Improving move ordering has been on the radar of a while now. I started to suspect that move ordering needed some work when my initial attempts at a PVS search and aspiration windows both failed. I reasoned that, if move ordering is subpar, researches would occur too often causing an overall increase in node counts.

To know, you have to measure, so I added data to the logfiles and wrote a Python script to aggregate (1) time to depth, (2) effective branching factor, and (3) the % of nodes in which we get a fail high on the 1st move and first four moves.

Once I was able to measure, I changed the move ordering scheme FROM:

PV move -> Hash move -> All captures in MVV/LVA order -> Killer 1 -> Killer 2 -> noncaptures in the order they are generated

TO:

PV move -> Hash Move -> “Good captures” in MVV/LVA order -> Killer 1 -> Killer 2 -> noncaptures -> bad captures in SEE order.

A “good capture” is one that is a promotion, a capture in which the value of the captured piece is at least that of the capturing piece, or one with a non-negative SEE value.

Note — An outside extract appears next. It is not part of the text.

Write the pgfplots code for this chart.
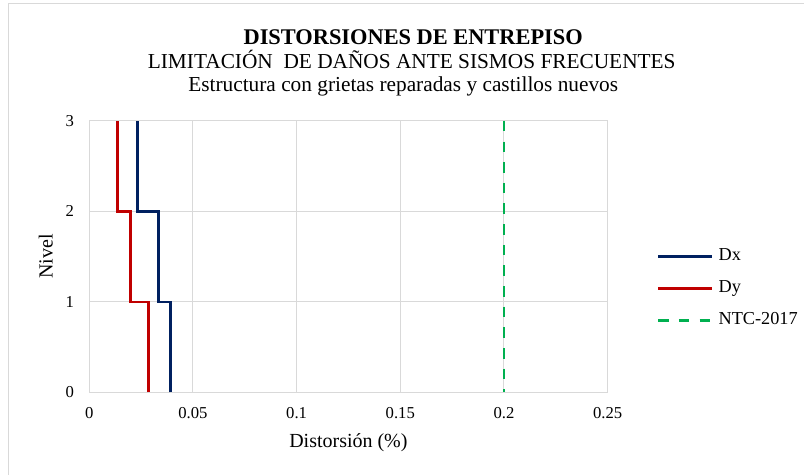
\documentclass[border=0pt]{standalone}
\usepackage{pgfplots}
\pgfplotsset{compat=1.18}
\usepackage{fontspec}
\setmainfont{Liberation Serif}
\definecolor{gridgray}{HTML}{D9D9D9}
\definecolor{dxblue}{HTML}{002060}
\definecolor{dyred}{HTML}{C00000}
\definecolor{ntcgreen}{HTML}{00B050}
\begin{document}
\begin{tikzpicture}
\path[fill=white] (0pt,0pt) rectangle (603pt,-356.25pt);
\draw[gridgray, line width=0.75pt] (6.75pt,-356.25pt) -- (6.75pt,-3pt) -- (603pt,-3pt);
\node[anchor=base, inner sep=0pt] at (310.1pt,-33.75pt) {\fontsize{16.8}{19}\selectfont\bfseries DISTORSIONES DE ENTREPISO};
\node[anchor=base, inner sep=0pt] at (309pt,-51.75pt) {\fontsize{16}{19}\selectfont LIMITACIÓN\ \ DE DAÑOS ANTE SISMOS FRECUENTES};
\node[anchor=base, inner sep=0pt] at (302.6pt,-69pt) {\fontsize{16}{19}\selectfont Estructura con grietas reparadas y castillos nuevos};
\begin{axis}[
  at={(66.98pt,-294.5pt)}, anchor=south west,
  scale only axis, width=389pt, height=203.8pt,
  xmin=0, xmax=0.25, ymin=0, ymax=3,
  xtick={0,0.05,0.1,0.15,0.2,0.25}, ytick={0,1,2,3},
  grid=major, major grid style={draw=gridgray, line width=0.75pt},
  axis line style={draw=gridgray, line width=0.75pt},
  tick style={draw=none},
  /pgf/number format/.cd, fixed, precision=2, assume math mode=true, /pgfplots/.cd,
  tick label style={font=\fontsize{12.5}{15}\selectfont, text=black},
  xticklabel style={yshift=-8pt},
  yticklabel style={xshift=-7.9pt},
  xlabel={Distorsión (\%)}, ylabel={Nivel},
  label style={font=\fontsize{15}{18}\selectfont},
  xlabel style={at={(axis description cs:0.5,-0.2046)}, anchor=base},
  ylabel style={at={(axis description cs:-0.0707,0.5)}, anchor=base},
  legend image code/.code={\draw[#1] (0pt,0pt) -- (40.5pt,0pt);},
  legend style={at={(axis description cs:1.0945,0.3817)}, anchor=west,
    draw=none, fill=none, inner sep=0pt, column sep=3.75pt, row sep=12pt,
    nodes={inner sep=0pt, anchor=west, text height=9pt, text depth=3pt},
    font=\fontsize{13.7}{16}\selectfont},
  legend cell align=left,
]
\addplot[dxblue, line width=2.1pt] coordinates {(0.0392,0) (0.0392,1) (0.0333,1) (0.0333,2) (0.0233,2) (0.0233,3)};
\addlegendentry{Dx}
\addplot[dyred, line width=2.1pt] coordinates {(0.0286,0) (0.0286,1) (0.0200,1) (0.0200,2) (0.0135,2) (0.0135,3)};
\addlegendentry{Dy}
\addplot[ntcgreen, line width=2.1pt, dash pattern=on 7.9pt off 7.6pt] coordinates {(0.2,3) (0.2,0)};
\addlegendentry{NTC-2017}
\end{axis}
\end{tikzpicture}
\end{document}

Incidentally, while researching this I came across a post I myself had made many years ago: http://talkchess.com/forum3/viewtopic.php?f=7&t=15198&hilit=defer+losing+captures&sid=5543f43760ce939ed16deacd59710e06

The change doesn’t seem to add more than just a couple of ELO directly. However, in non-tactical test suites all the measured metrics were improved: time to solution is down, effective branching factor is lower, the percentage of fail highs on the first move is improved, and the percentage of fail highs in the first four moves is dramatically improved. Additionally, the number of nodes required to reach a solution is cut by about a third, with only a 7% or so decrease in speed (nodes per second). I believe this sets the stage to take another stab at PVS and aspiration windows. First though, I’m going to take a stab at pruning bad captures from the quiescence search.

One potential (probable) area of improvement is that knights and bishops have slightly different values (bishops being the more valuable). For the purposes of determining if a capture is “good” when classifying the captures, they should probably be considered equal.